1
votes

I have a list of checkboxes, and it is always growing, so for example..

<li><input type="checkbox" value="19384">Nutrition</li>
<li><input type="checkbox" value="22450">Weight Loss</li>
<li><input type="checkbox" value="98957">Fitness</li>
<li><input type="checkbox" value="34916">Lifestyle</li>

let's say I check Nutrition and Fitness, what is the best database schema/structure to save the checked ones so that I can retrieve it later?

The main problem is that these checkboxes are always increasing in number, so these four tomorrow can go up to 7 checkboxes or 10, and will always increase so I can't setup in database a specific amount of tables for each checkbox value.

I can't understand how I would upload the checked ones to database, and then retrieve them later?

Is it possible for me to upload the values to MySQL of each selected and then when retrieving them I'd have to check between the list and match with the ones that have been uploaded to MySQL and then if so use the checked="yes" in the input?

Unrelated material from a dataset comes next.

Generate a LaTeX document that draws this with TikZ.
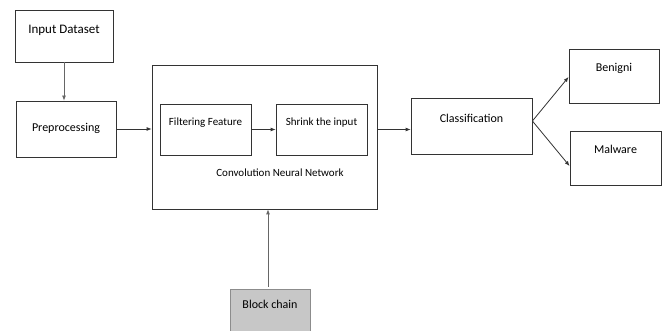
\documentclass[tikz,border=0pt]{standalone}
\usepackage{fontspec}
\setmainfont{Carlito}
\usetikzlibrary{arrows.meta,calc}

\begin{document}
\begin{tikzpicture}[x=1pt, y=-1pt, >={Latex[length=5pt,width=4pt]},
    box/.style={draw=black!80, line width=0.8pt, inner sep=0pt,
        font=\fontsize{12}{14}\selectfont, text height=9pt, text depth=3pt},
    up/.style={text depth=#1},
    link/.style={->, draw=black!80, line width=0.8pt}]
    % 1. Khung hình
    \useasboundingbox (0,0) rectangle (665,331);

    % 2. Các khối chính
    \node[box, minimum width=98pt, minimum height=52pt, up=13pt,
        font=\fontsize{13}{15}\selectfont] (inputds) at (64,36) {Input Dataset};
    \node[box, minimum width=100pt, minimum height=56pt] (prep) at (66,129) {Preprocessing};
    \node[box, minimum width=225pt, minimum height=144pt] (cnn) at (264.5,137) {};
    \node[box, minimum width=91pt, minimum height=51pt, up=16pt,
        font=\fontsize{11}{13}\selectfont] (filt) at (205.5,129.5) {Filtering Feature};
    \node[box, minimum width=91pt, minimum height=51pt, up=16pt,
        font=\fontsize{11}{13}\selectfont] (shrink) at (321.5,129.5) {Shrink the input};
    \node[font=\fontsize{11}{13}\selectfont] (cnnlabel) at (280,173) {Convolution Neural Network};
    \node[box, minimum width=121pt, minimum height=56pt, up=15pt] (cls) at (471.5,126) {Classification};
    \node[box, minimum width=90pt, minimum height=54pt, up=17pt] (ben) at (614,76) {Benigni};
    \node[box, minimum width=91pt, minimum height=54pt, up=17pt] (mal) at (615.5,158) {Malware};
    \node[box, draw=black!45, fill=black!22, minimum width=80pt, minimum height=46pt,
        up=15pt] (block) at (270,312) {Block chain};

    % 3. Điểm phụ
    \coordinate (fork) at ($(cls.east)+(0,-5)$);
    \coordinate (chainfoot) at (268,287);
    \coordinate (chaintop) at (chainfoot |- cnn.south);

    % 4. Các mũi tên
    \draw[link, draw=black!60] (inputds.south) -- (inputds.south |- prep.north);
    \draw[link] (prep.east) -- (prep.east -| cnn.west);
    \draw[link] (filt.east) -- (shrink.west);
    \draw[link] (cnn.east |- shrink.east) -- (cls.west |- shrink.east);
    \draw[link] (fork) -- ($(ben.west)+(0,1)$);
    \draw[link] (fork) -- ($(mal.west)+(0,8)$);
    \draw[link, draw=black!60] (chainfoot) -- (chaintop);
\end{tikzpicture}
\end{document}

I'm using PHP as well.

1
Store them as a string with a delimeter in betweenDarkBee
I wouldn't store them as delimiter separated list. I propose to use a separate table for those values.VMai

1 Answers

1
votes

The checkbox simply tells you if something is ... wait for it... checked or not. There is one possible value you would get from checking a box and that is that the checkbox has been checked. You will receive nothing if it isn't checked.

The first thing you need to do is make sure the checkbox's state can actually be checked. That means you need to name the checkboxes and don't put a value in them.

<li><input type="checkbox" name="nutrition">Nutrition</li>
<li><input type="checkbox" name="weight_loss">Weight Loss</li>
<li><input type="checkbox" name="fitness">Fitness</li>
<li><input type="checkbox" name="lifestyle">Lifestyle</li>

Now the php that will be checking to see if these are checked or not will look something like:

if (isset($_POST['nutrition']))
{
    //Code to process nutrition being checked
}

That's all - you do that for each one that you have.

As far as the database, since you think you'll be modifying the types, then you should create a separate table that relates someone checking one of these checkboxes to another record that has the related information.

For example, you have one table that shows a person:

  • person_id = auto-incremented integer as primary key
  • person_name = string/nvarchar/whatever

That's the person table. The next table would be your lookup table:

  • c_pk = autoincremented integer as primary key
  • c_checkbox_id = integer that relates to another table that stores the types of checkboxes you have
  • c_person_id = the id of the person the checkbox_id relates to

The last table would be the table that holds the type of checkboxes:

  • checkbox_id = autoincremented integer as primary key
  • checkbox_name = string representing name of checkbox (nutrition, weight loss, fitness et al)

That's how you lay it out so that you can add more at any time. You can also build your checkbox list dynamically by querying the table that holds all the checkbox names.

It's a bit much if you are just starting in programming and databases, but it is most definitely the right way to do it.